What is Hashimoto's thyroiditis

Hashimoto's Thyroiditis is a type of autoimmune thyroid disease in which the immune system attacks and destroys the thyroid gland. The thyroid helps set the rate of metabolism, which is the rate at which the body uses energy. Hashimoto's stops the gland from making enough thyroid hormones for the body to work the way it should. It is the most common thyroid disease in the U.S.

What is an autoimmune disease?

An autoimmune disease occurs when the body's immune system becomes misdirected and attacks the organs, cells or tissues that it was designed to protect. About 75% of autoimmune diseases occur in women, most often during their childbearing years.

What are the symptoms of Hashimoto's thyroiditis?

Some patients with Hashimoto's Thyroiditis may have no symptoms. However, the common symptoms are fatigue, depression, sensitivity to cold, weight gain, forgetfulness, muscle weakness, puffy face, dry skin and hair, constipation, muscle cramps, and increased menstrual flow. Some patients have major swelling of the thyroid gland in the front of the neck, called goiter.

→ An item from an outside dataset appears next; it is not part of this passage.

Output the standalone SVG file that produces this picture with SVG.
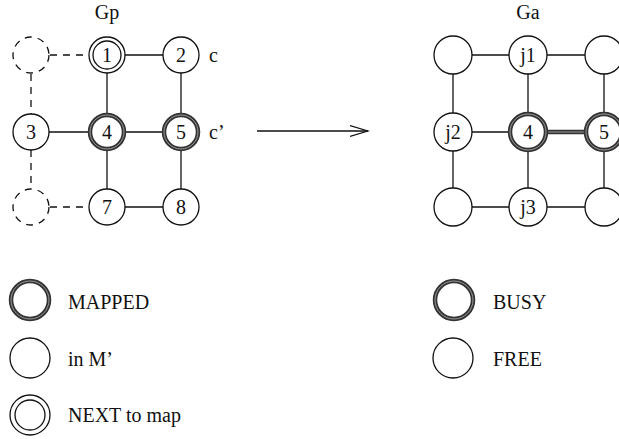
<svg xmlns="http://www.w3.org/2000/svg" width="619" height="439" viewBox="0 0 619 439">
<defs>
<style>
text{font-family:"Liberation Serif","Times New Roman",serif;fill:#111;}
.lbl{font-size:20px;text-anchor:middle;}
.big{font-size:20px;}
.n{fill:#fff;stroke:#111;stroke-width:1.3;}
.dash{fill:none;stroke:#111;stroke-width:1.3;stroke-dasharray:7,6;}
.busy{fill:#fff;stroke:#333;stroke-width:4.5;}
.busyin{fill:none;stroke:#999;stroke-width:1;}
.e{stroke:#111;stroke-width:1.3;fill:none;}
.ed{stroke:#111;stroke-width:1.3;fill:none;stroke-dasharray:7,6;}
</style>
<marker id="ah" markerWidth="20" markerHeight="14" refX="18" refY="7" orient="auto" markerUnits="userSpaceOnUse">
<path d="M0,1.5 L18,7 L0,12.5" fill="none" stroke="#111" stroke-width="1.3"/>
</marker>
</defs>
<rect width="619" height="439" fill="#fff"/>
<text class="lbl" x="107" y="19">Gp</text>
<text class="lbl" x="528" y="19">Ga</text>
<g id="connectors">
<line class="ed" x1="50" y1="55" x2="89" y2="55"/>
<line class="ed" x1="31" y1="74" x2="31" y2="114"/>
<line class="ed" x1="31" y1="150" x2="31" y2="189"/>
<line class="ed" x1="50" y1="207" x2="89" y2="207"/>
<line class="e" x1="107" y1="55" x2="181" y2="55"/>
<line class="e" x1="107" y1="55" x2="107" y2="132"/>
<line class="e" x1="181" y1="55" x2="181" y2="132"/>
<line class="e" x1="31" y1="132" x2="181" y2="132"/>
<line class="e" x1="107" y1="132" x2="107" y2="207"/>
<line class="e" x1="181" y1="132" x2="181" y2="207"/>
<line class="e" x1="107" y1="207" x2="181" y2="207"/>
<line class="e" x1="257" y1="131" x2="368" y2="131" marker-end="url(#ah)"/>
<line class="e" x1="453" y1="55" x2="604" y2="55"/>
<line class="e" x1="453" y1="132" x2="528" y2="132"/>
<line class="e" x1="453" y1="207" x2="604" y2="207"/>
<line class="e" x1="453" y1="55" x2="453" y2="207"/>
<line class="e" x1="528" y1="55" x2="528" y2="207"/>
<line class="e" x1="604" y1="55" x2="604" y2="207"/>
<line x1="528" y1="132" x2="604" y2="132" stroke="#333" stroke-width="4.5"/>
<line x1="528" y1="132" x2="604" y2="132" stroke="#999" stroke-width="1"/>
</g>
<g id="gp-top-dashed"><circle class="dash" cx="31" cy="55" r="18"/></g>
<g id="gp-1"><circle class="n" cx="107" cy="55" r="18"/><circle class="n" cx="107" cy="55" r="14"/><text class="lbl" x="107" y="62">1</text></g>
<g id="gp-2"><circle class="n" cx="181" cy="55" r="18"/><text class="lbl" x="181" y="62">2</text></g>
<text class="big" x="209" y="62">c</text>
<g id="gp-3"><circle class="n" cx="31" cy="132" r="18"/><text class="lbl" x="31" y="139">3</text></g>
<g id="gp-4"><circle class="busy" cx="107" cy="132" r="17"/><circle class="busyin" cx="107" cy="132" r="17"/><text class="lbl" x="107" y="139">4</text></g>
<g id="gp-5"><circle class="busy" cx="181" cy="132" r="17"/><circle class="busyin" cx="181" cy="132" r="17"/><text class="lbl" x="181" y="139">5</text></g>
<text class="big" x="209" y="139">c’</text>
<g id="gp-bottom-dashed"><circle class="dash" cx="31" cy="207" r="18"/></g>
<g id="gp-7"><circle class="n" cx="107" cy="207" r="18"/><text class="lbl" x="107" y="214">7</text></g>
<g id="gp-8"><circle class="n" cx="181" cy="207" r="18"/><text class="lbl" x="181" y="214">8</text></g>
<g id="ga-tl"><circle class="n" cx="453" cy="55" r="19"/></g>
<g id="ga-j1"><circle class="n" cx="528" cy="55" r="19"/><text class="lbl" x="528" y="62">j1</text></g>
<g id="ga-tr"><circle class="n" cx="604" cy="55" r="19"/></g>
<g id="ga-j2"><circle class="n" cx="453" cy="132" r="19"/><text class="lbl" x="453" y="139">j2</text></g>
<g id="ga-4"><circle class="busy" cx="528" cy="132" r="18"/><circle class="busyin" cx="528" cy="132" r="18"/><text class="lbl" x="528" y="139">4</text></g>
<g id="ga-5"><circle class="busy" cx="604" cy="132" r="18"/><circle class="busyin" cx="604" cy="132" r="18"/><text class="lbl" x="604" y="139">5</text></g>
<g id="ga-bl"><circle class="n" cx="453" cy="207" r="19"/></g>
<g id="ga-j3"><circle class="n" cx="528" cy="207" r="19"/><text class="lbl" x="528" y="214">j3</text></g>
<g id="ga-br"><circle class="n" cx="604" cy="207" r="19"/></g>
<g id="legend-mapped"><circle class="busy" cx="30" cy="300" r="19"/><circle class="busyin" cx="30" cy="300" r="19"/><text class="big" x="68" y="309">MAPPED</text></g>
<g id="legend-inm"><circle class="n" cx="30" cy="358" r="20"/><text class="big" x="68" y="366">in M’</text></g>
<g id="legend-next"><circle class="n" cx="30" cy="415" r="20"/><circle class="n" cx="30" cy="415" r="15"/><text class="big" x="68" y="422">NEXT to map</text></g>
<g id="legend-busy"><circle class="busy" cx="454" cy="300" r="19"/><circle class="busyin" cx="454" cy="300" r="19"/><text class="big" x="493" y="309">BUSY</text></g>
<g id="legend-free"><circle class="n" cx="453" cy="358" r="20"/><text class="big" x="493" y="366">FREE</text></g>
</svg>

Does this disease run in families?

There is some evidence that Hashimoto's Thyroiditis can have a hereditary link. If autoimmune diseases in general run in your family, you are at a higher risk of developing one yourself.

How can I know for sure if I have this disease?

Your doctor will perform a simple blood test that will be able to tell if your body has the right amount of thyroid hormones. This test measures the TSH (thyroid stimulating hormone) to find out if the levels are in the normal range. The range is set by your doctor and should be discussed with you. Work with your doctor to figure out what level is right for you. There are other available tests that your doctor may choose to do if need be, such as a blood test to measure the level of "active thyroid hormone" or Free T4 and a scan (picture) to look at the thyroid.